Supporting File - Gaelic Translation
A Gaelic translation of the Plan can be found in the supporting files section on the right-hand side of this page.
This first Strategic Management Plan for the Scottish Crown Estate marks a further milestone in our wider programme of work to secure devolution and reform the management of the Scottish Crown Estate. The assets include rural estates, just under half of Scotland’s foreshore and leasing rights for activities on the seabed out to 200 nautical miles.
The vision, objectives, priorities and policies outlined in the Strategic Management Plan build on the important work to date in securing control of the assets for Scotland, through establishing Crown Estate Scotland to manage the assets, ensuring a smooth transfer for staff, tenants and other stakeholders and reforming the overall framework for management of the assets through the Scottish Crown Estate Act 2019. We are also working with Crown Estate Scotland to identify how wider benefits for Scotland can be enhanced and local approaches to management can be piloted.
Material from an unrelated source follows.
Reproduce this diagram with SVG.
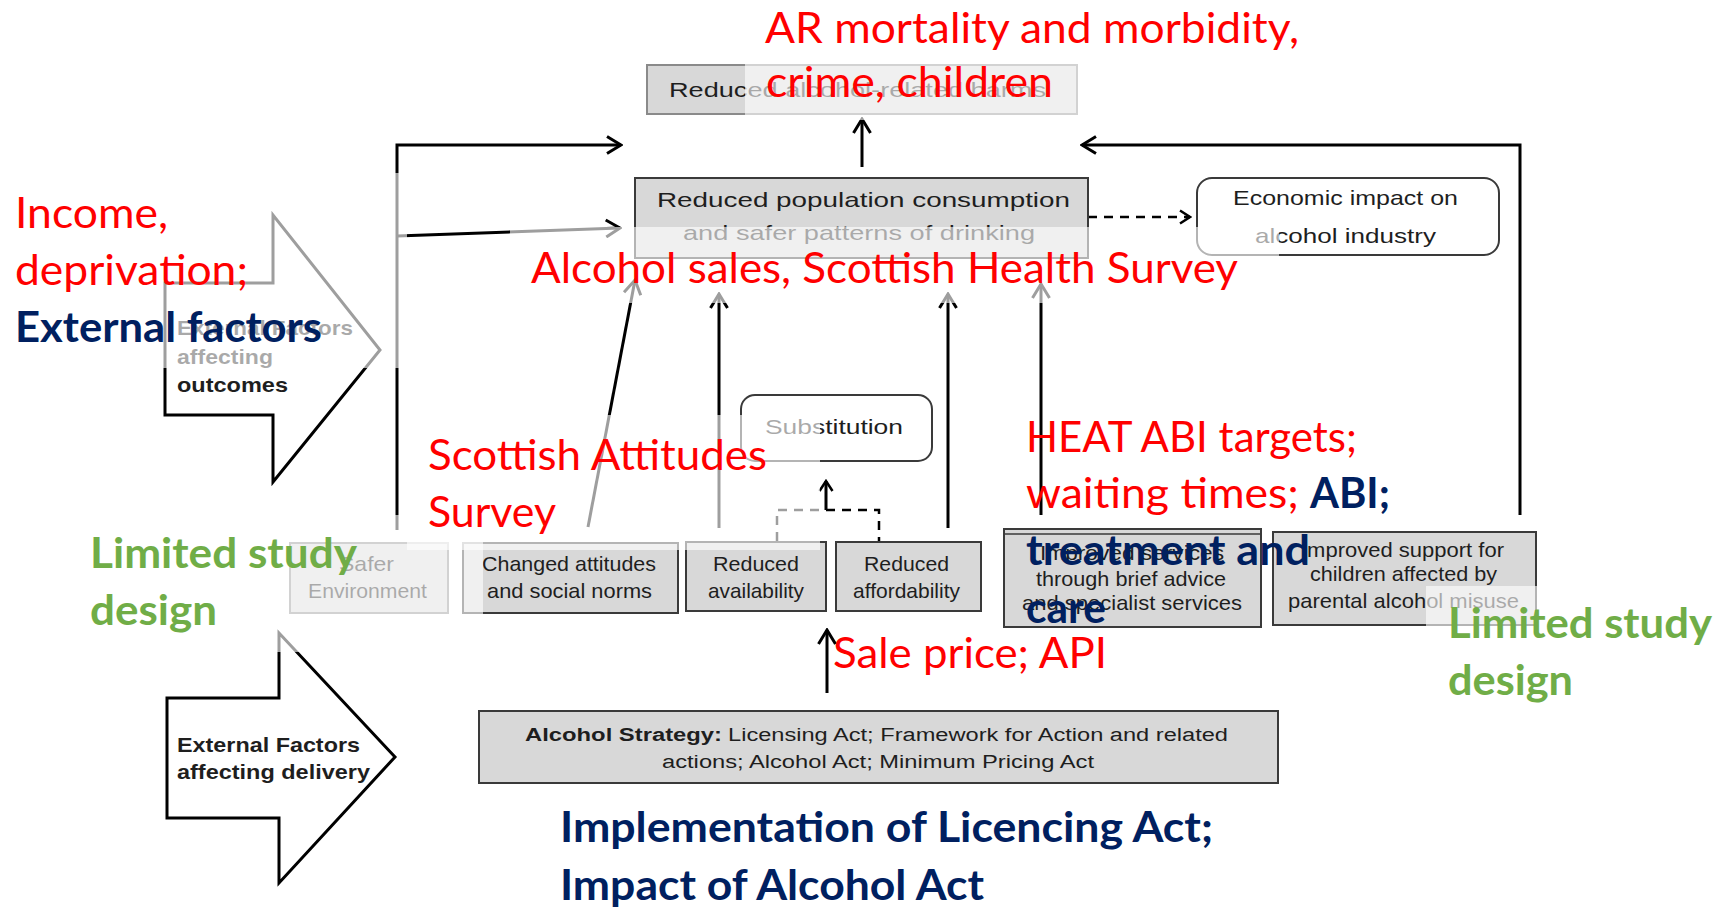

The objectives, priorities and policies have been developed to enable further progress on these reforms while ensuring alignment with Scottish Ministers’ wider objectives, priorities and policies.
The objectives, priorities and policies for the Scottish Crown Estate not only align with our wider programme presented in the National Performance Framework but also make a significant contribution to our wider objectives, priorities and policies across a range of activities. These include our response to the global climate emergency, delivery of the principles in the National Planning Framework and the National Marine Plan, implementation of the Energy Strategy, National Tourism Strategy and our work on land reform. Enhancing community empowerment is also an overall priority.
The assets form a core element on how we can protect, use and develop our marine, coastal, rural and other assets in future. Crown Estate Scotland is responsible for management of these physical assets but the expertise and commitment of its staff is another vital asset that Scotland benefits from through their work to maximise the opportunities that can be derived from the physical assets of the Scottish Crown Estate.
I want to ensure that Scotland can continue to draw upon this expertise and commitment. Our work in future to reform the management of the assets should have such issues at the core of their design, including discussions on how we can deliver on local ambitions to enhance local control of assets where such ambitions exist in different parts of Scotland.
I look forward to continuing to work collaboratively across all sectors to realise our vision and further enhance the positive outcomes from managing these important assets for the benefit of Scotland while protecting their value to the Scottish Crown Estate.